Govtech firm Kinetech announced a cooperative purchasing contract via TXShare, allowing public agencies to procure its AI and Mendix services without a traditional RFP. This model can reportedly slash 6-12 month procurement cycles. The move comes amid debate in Canada over the federal IT department awarding millions in sole-sourced contracts by bypassing competitive bidding.
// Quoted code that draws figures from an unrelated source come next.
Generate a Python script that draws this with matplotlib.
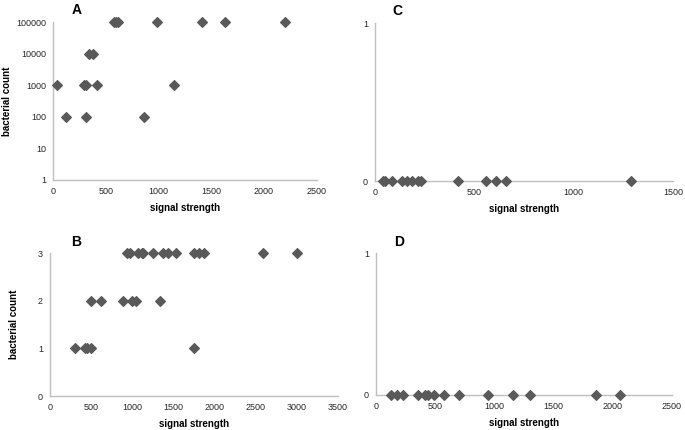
import matplotlib
matplotlib.use("Agg")
import matplotlib.pyplot as plt
from matplotlib.ticker import FixedLocator, FixedFormatter

plt.rcParams['font.family'] = ['Liberation Sans', 'DejaVu Sans']

# panel A: log scale bacterial count
a_x = [580, 600, 620, 990, 1410, 1630, 2200,
       345, 375,
       40, 295, 310, 420, 1150,
       127, 316, 860]
a_y = [100000, 100000, 100000, 100000, 100000, 100000, 100000,
       10000, 10000,
       1000, 1000, 1000, 1000, 1000,
       100, 100, 100]

# panel B
b_x = [932, 973, 1074, 1115, 1135, 1249, 1378, 1439, 1532, 1755, 1816, 1877, 2590, 3000,
       499, 620, 892, 1001, 1046, 1334,
       300, 426, 454, 495, 1755]
b_y = [3] * 14 + [2] * 6 + [1] * 5

# panel C
c_x = [42, 50, 87, 136, 163, 188, 218, 230, 419, 558, 608, 662, 1290]
c_y = [0] * len(c_x)

# panel D
d_x = [126, 177, 225, 351, 416, 441, 492, 576, 697, 944, 1154, 1300, 1857, 2062]
d_y = [0] * len(d_x)

mcol = '#595959'
spcol = '#bfbfbf'

fig = plt.figure(figsize=(6.85, 4.30), dpi=100)

def style(ax, letter, lx):
    for s in ['top', 'right']:
        ax.spines[s].set_visible(False)
    for s in ['left', 'bottom']:
        ax.spines[s].set_color(spcol)
        ax.spines[s].set_linewidth(1.0)
    ax.tick_params(length=0, labelsize=6.5, colors='#262626', pad=5)
    ax.set_xlabel('signal strength', fontsize=7, fontweight='bold', labelpad=5)
    ax.text(lx, 1.03, letter, transform=ax.transAxes, fontsize=10,
            fontweight='bold', ha='left', va='bottom')

axA = fig.add_axes([0.0774, 0.5814, 0.385, 0.367])
axA.scatter(a_x, a_y, marker='D', s=24, color=mcol, clip_on=False, zorder=3)
axA.set_yscale('log')
axA.set_ylim(1, 100000)
axA.set_xlim(0, 2500)
axA.set_xticks(range(0, 2501, 500))
yt = [1, 10, 100, 1000, 10000, 100000]
axA.yaxis.set_major_locator(FixedLocator(yt))
axA.yaxis.set_major_formatter(FixedFormatter([str(v) for v in yt]))
axA.yaxis.set_minor_locator(FixedLocator([]))
axA.set_ylabel('bacterial count', fontsize=7, fontweight='bold', labelpad=3)
style(axA, 'A', 0.072)

axC = fig.add_axes([0.5474, 0.579, 0.435, 0.3675])
axC.scatter(c_x, c_y, marker='D', s=24, color=mcol, clip_on=False, zorder=3)
axC.set_ylim(0, 1)
axC.set_xlim(0, 1500)
axC.set_xticks(range(0, 1501, 500))
axC.set_yticks([0, 1])
style(axC, 'C', 0.06)

axB = fig.add_axes([0.073, 0.079, 0.4204, 0.3326])
axB.scatter(b_x, b_y, marker='D', s=24, color=mcol, clip_on=False, zorder=3)
axB.set_ylim(0, 3)
axB.set_xlim(0, 3500)
axB.set_xticks(range(0, 3501, 500))
axB.set_yticks([0, 1, 2, 3])
axB.set_ylabel('bacterial count', fontsize=7, fontweight='bold', labelpad=14)
style(axB, 'B', 0.075)

axD = fig.add_axes([0.549, 0.0814, 0.432, 0.3302])
axD.scatter(d_x, d_y, marker='D', s=24, color=mcol, clip_on=False, zorder=3)
axD.set_ylim(0, 1)
axD.set_xlim(0, 2500)
axD.set_xticks(range(0, 2501, 500))
axD.set_yticks([0, 1])
style(axD, 'D', 0.06)

fig.savefig('out.png', dpi=100)
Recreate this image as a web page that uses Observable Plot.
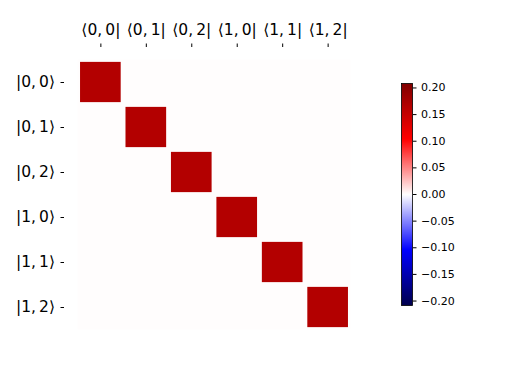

- Cooperative purchasing agreements allow public agencies to buy goods and services through a single, pre-negotiated contract. This model leverages the combined purchasing power of multiple entities to lower costs and reduce the administrative burden of running a traditional bidding process. - The TXShare program is managed by the North Central Texas Council of Governments (NCTCOG), and its contracts are competitively sourced and vetted for compliance with Texas Local Government Code and federal procurement standards under Uniform Guidance (2 CFR 200). - A traditional Request for Proposal (RFP) process includes multiple stages—such as requirements gathering, proposal creation, vendor Q&A, evaluation, and contract negotiation—which can extend timelines from several months to over a year. - Mendix, the platform mentioned in Kinetech's offerings, is a low-code development environment used by public sector agencies to modernize legacy systems and accelerate the creation of digital services. Its Mendix for Government cloud platform is designated as FedRAMP in-process, meaning it is working toward a key security authorization for use by U.S. federal agencies. - Kinetech has previously deployed a cloud-based case management solution for government agencies that was used to distribute over $1.2 billion in COVID-19 relief funds. - The debate over Canadian procurement practices involves Shared Services Canada (SSC), a federal department that awarded $210 million in contracts to IT firm Cisco over two years, many on a sole-sourced basis, prompting a parliamentary committee investigation. - In Canada, watchdog groups have called for stricter rules around sole-sourced contracts, while the Canadian International Trade Tribunal has previously overturned direct awards where the government appeared to have a predetermined solution rather than focusing on a required outcome. - The shift toward cooperative contracts is part of a broader govtech trend aimed at procurement reform, moving away from slow, monolithic projects toward more flexible and agile acquisition of modern technologies like SaaS and cloud computing.